Established in 1982, the Center for Work Education and Employment (CWEE) supports low-income career seekers, most of them single parents (78%), to train for and launch careers so they can support their families and achieve their personal and professional goals.
This year, CWEE will help more than 1,000 low-income workers take the next economic step toward education, vocational training, or stable employment. These workers and career seekers reduce public assistance costs and generate millions of dollars in wages annually, fueling the Denver Metro economy.
By providing skills training, family support, and comprehensive career advancement services, CWEE's program builds a strong workforce and healthy communities.
Over four decades, CWEE has developed an employment training curriculum, network of support services, and strategic partnerships that enables low-income career seekers to overcome barriers, build confidence, find a supportive community, and succeed in long-term employment.
CWEE’s approach to workforce development seeks to ensure that workers at lower rungs of the economic ladder can reskill, upskill, and next-skill to find a fulfilling career, support their families, and contribute to the community. CWEE's core program includes three phases: digital literacy, empowerment/soft skills, and career readiness, followed by education and/or employment services pathways. These core phases build the employment skill-set necessary to thrive in today's workforce.

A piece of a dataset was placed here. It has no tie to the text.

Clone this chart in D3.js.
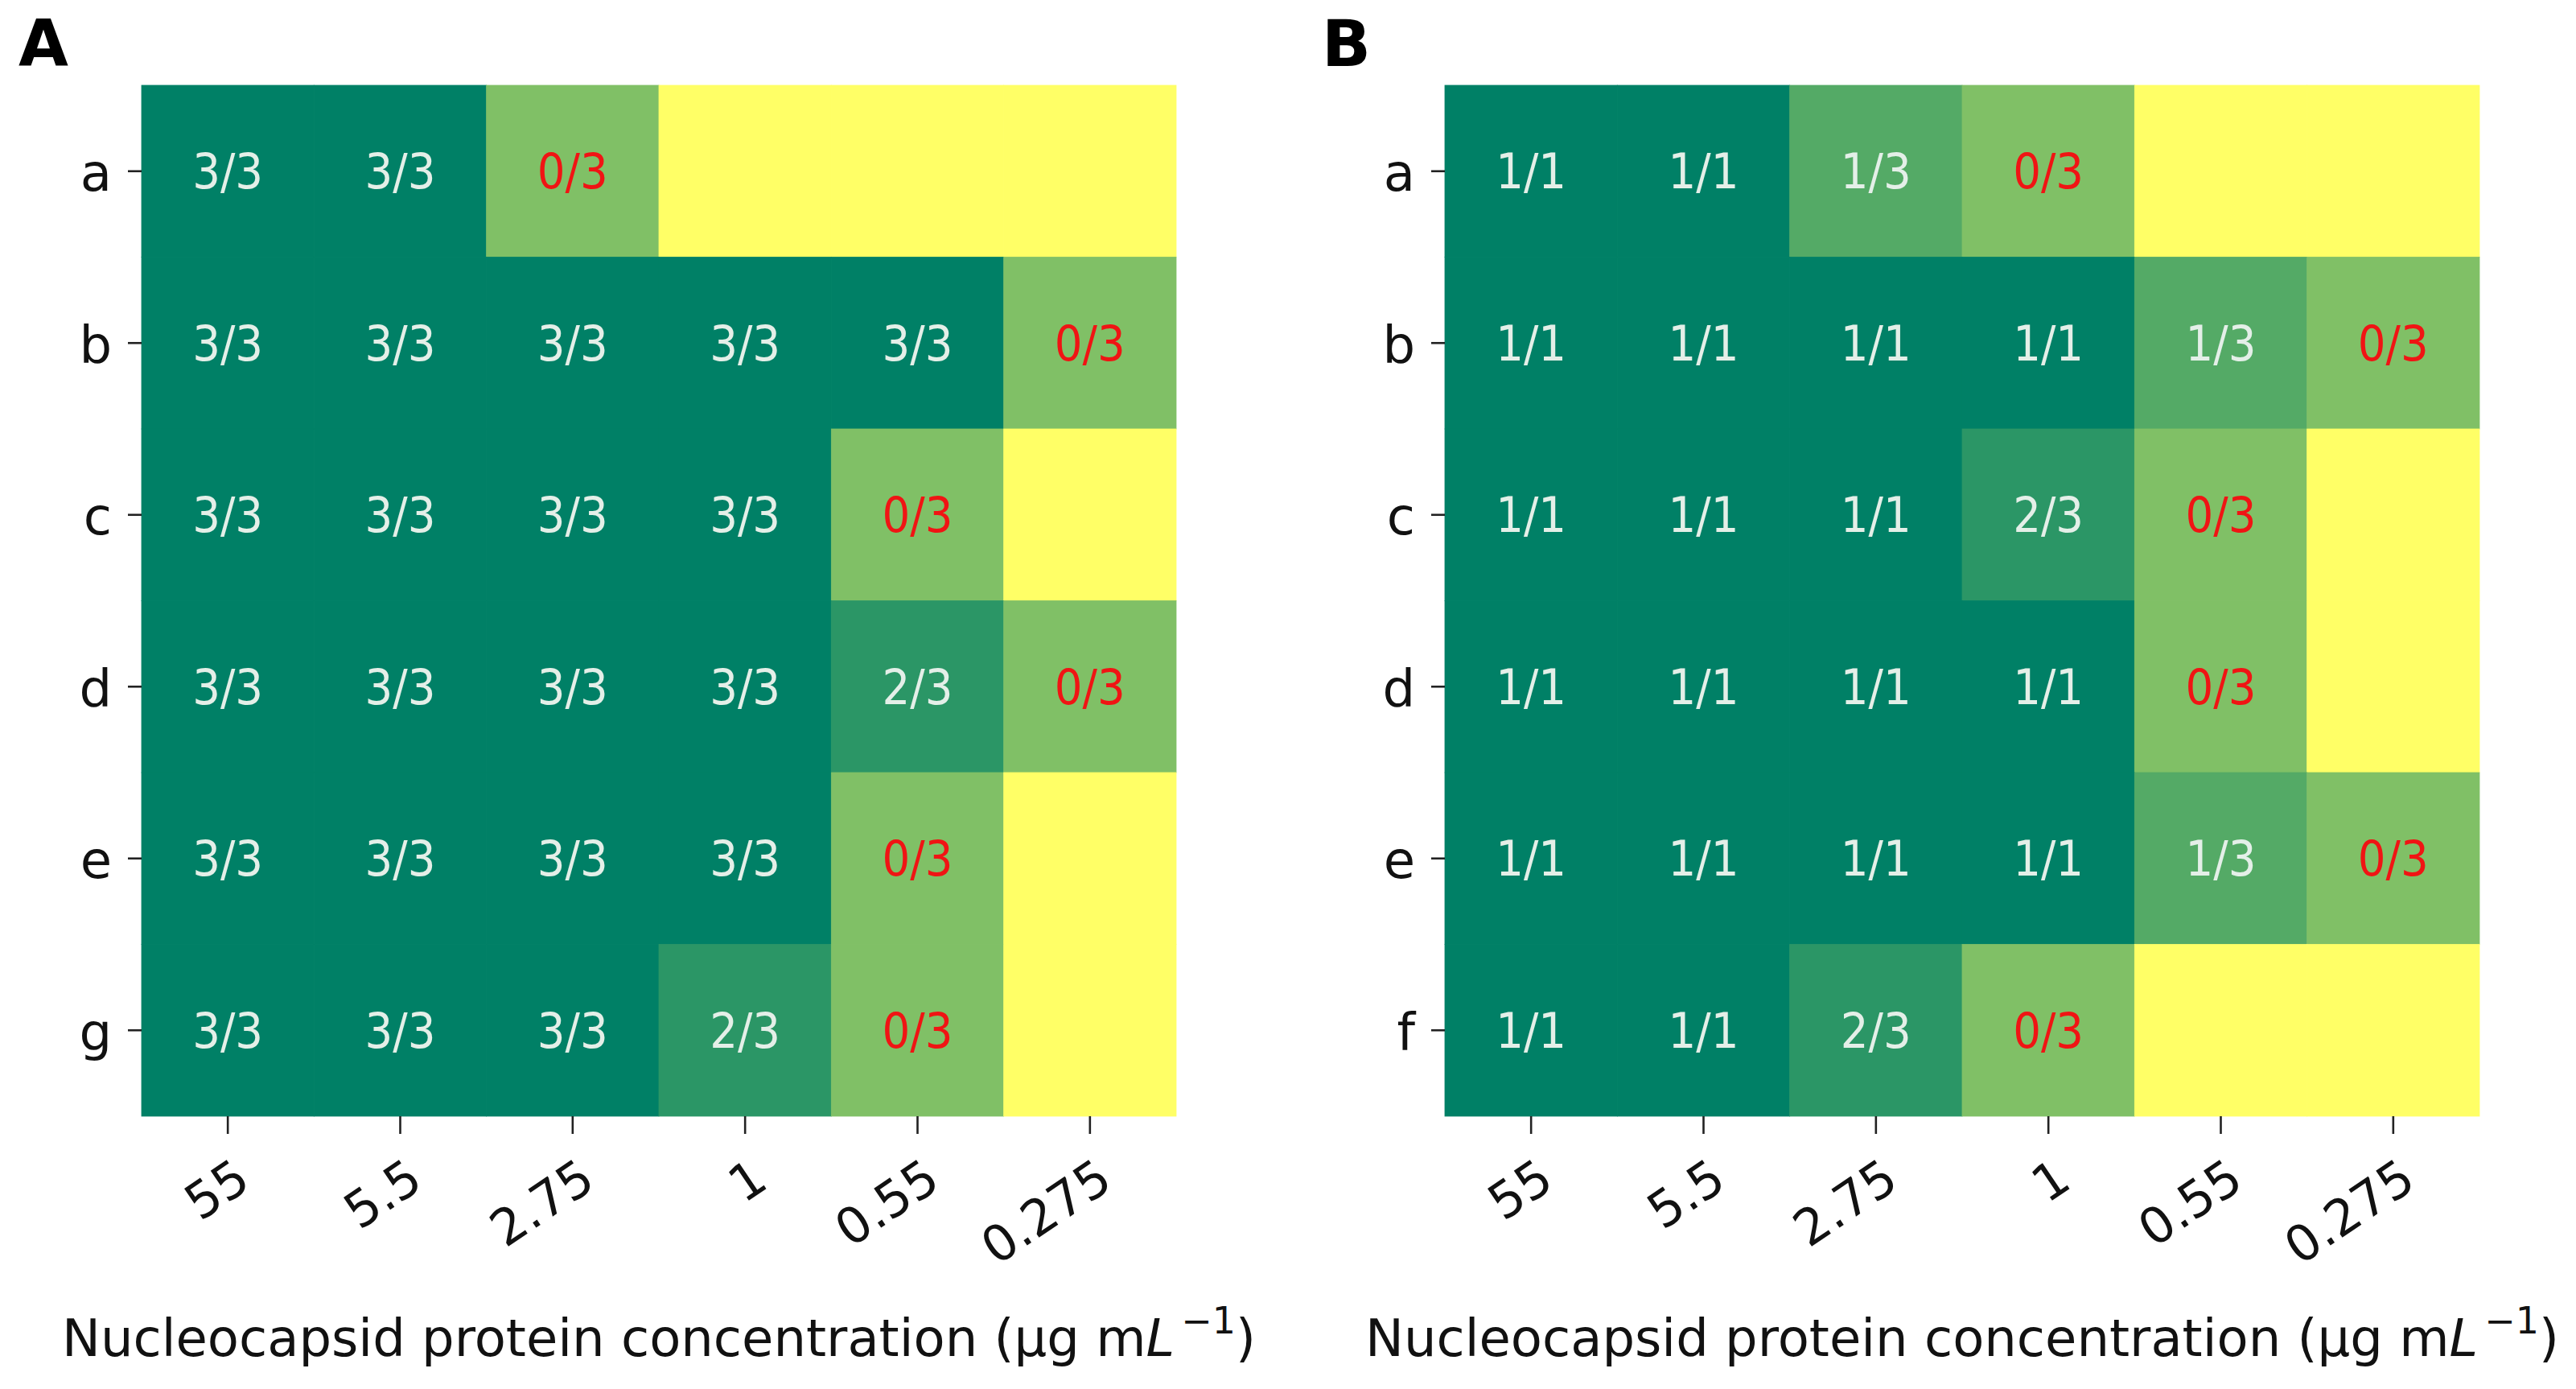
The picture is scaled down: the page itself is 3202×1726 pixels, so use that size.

Throughout its 40 years, CWEE has impacted the community by assisting more than 18,000 families to break the cycle of poverty. In FY23, CWEE graduates earned over $5 million in wages. Despite our continuing struggling economy due to the COVID-19 pandemic, 210 CWEE participants gained employment with a 100% retention rate at the 30-day mark. In addition to providing our participants with career guidance and support, CWEE is known for its holistic wraparound services; this past year, CWEE connected 1,176 low-income families to vital resources.